Edmund White grew up in a world where sex, and gay sex in particular, was an unspoken reality. In 1950s Cincinnati, “no one ‘came out’ except drag queens and the campy peroxided waiter at the diner,” he writes in the first chapter of The Loves of My Life. That blanket of near-silence doesn’t seem to have inhibited him much. He was sexually precocious from the age of twelve, as his autobiographical novel A Boy’s Own Story (1982) first suggested. But it may account for the determined frankness with which he has treated sex in both his fiction and memoirs. For an author who came of age in pre-liberation America, erotic candor has always been a political act, at least in part — never merely profligate.
Even so, there is a gleeful lack of restraint to the real-life stories that make up this joyously meandering account of the love affairs, hook-ups and clinches of White’s long life. “I’ve hired men for sex all my life,” begins a chapter titled “Hustlers,” in which the eighty-five-year-old traces the dynamics and lurid details of numerous such encounters. They range from the dumb priapism of the “hillbillies” he picked up as a middle-class teenager to the appetites of jobbing “masseurs” in the internet era. “In the early 1980s I would hire countless men in a Cretan village,” he recalls. “It was paradise. Everyone was available for a price, even the mayor.”
Each chapter has the air of an intimate monologue — ruminative, gossipy and intermittently comedic, however melancholy or abject the revelations. That sense of an unanswered soliloquy perhaps says something about White’s mode of loving: “For me, love was always passionate and one-sided, aspirational and impossible, never domestic and mutual.” Judgments are usually borne of his own experience: he has a rare capacity for tilting towards the philosophical without becoming sententious.
The book progresses in nonlinear fashion, looping in time, jumping between settings. It soon becomes impossible to maintain a clear chronology of White’s affairs, many of which presumably overlapped.
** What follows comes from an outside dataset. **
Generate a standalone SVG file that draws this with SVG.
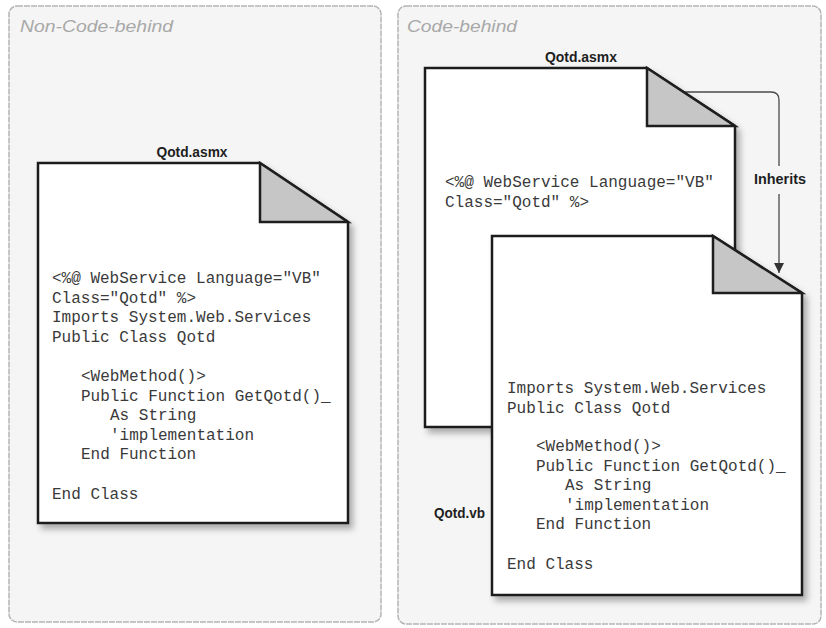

The narrative is truer to memory, in this regard, than a date-specific history. Lovers coexist in the mind, as do the many experiences — the lives — that make up a life. Some chapters focus loosely on individual lovers or sex friends (“Stan,” “Rory”); others are more miscellaneous, ambling between reminiscences on a theme — Kabuki, say, or sadomasochism. A chapter titled “Strange Places” is more or less a catalogue of the cruising spots of yesteryear: byways in Venice, public gardens on the Île Saint-Louis, the Colosseum in 1970.
‘I would hire countless men in a Cretan village. Everyone was available for a price, even the mayor’
What lifts The Loves of My Life above the level of scurrilous confession for its own sake is White’s ability to weave his erotic or romantic escapades into the wider scenarios of his life and his cultural moment. These might be the cruising scene of 1970s New York (remembered as an Edenic moment between liberation and Aids) or the Stonewall riots that marked the origin of the modern gay rights movement. Sex is a way of existing in the world, not a private retreat.
A deadpan humor pulses through the account. Events, even relatively recent ones, are witnessed from a droll remove; and this has a way of damping down – without quite effacing — their poignancy or painfulness. White narrates the gruesome facts of forced sex at the hands of one Englishman and his escapades with another on Hampstead Heath with the same nonchalance. At times he seems unable to avoid — or resist — a burlesque register, something approaching an improbably sordid Carry On film. He is merciless in lampooning his own submissive inclinations, picturing himself crawling naked across the floor, “as big and awkward as Mr. Snuffleupagus in Sesame Street,” while a “Scot, Robert was his name, sat on a high stool next to the fireplace and folded back the panels of his kilt.”
White’s sheer overtness sets the book apart, highlighting how far ethical squeamishness has entered into discussions or portrayals of sex in contemporary writing. He is capable of a remark, a mere turn of phrase, that would antagonize or offend in certain quarters. Paying for sex, he contends with sangfroid, is no more of a transaction than that “between employer-employee, rich husband-dependent wife, professor-student” — only “cleaner, more straightforward, more consensual.”
White’s novel A Previous Life (2022) centered on a couple reading each other’s flagrant sexual confessions, and explicitness regarding sex — a “more is more” sensibility — has been a defining aspect of his writing for decades. For some, this latest book might feel obsessive in its detail. In it, as throughout his career, White has made sex a governing theme in a way that few writers dare to: not a high-stakes interlude but a pervasive fact of life (his life, especially). As he puts it, with characteristic wryness: “A job is just a refractory period between orgasms; socializing is just a tease, a delay before serious fucking.”
In any event, what makes White and the stories he tells so likable is his indifference to the judgments of others, in tandem with an acerbic (often merciless) appraisal of himself. He tells of a young friend who used to recount his own erotic exploits to White over the internet on a nightly basis. Then he remarks:
I’m sure my American readers… are groaning about how I could ‘exploit’ this youth and complaining of how perverted this sounds. What more do they expect of a pervert?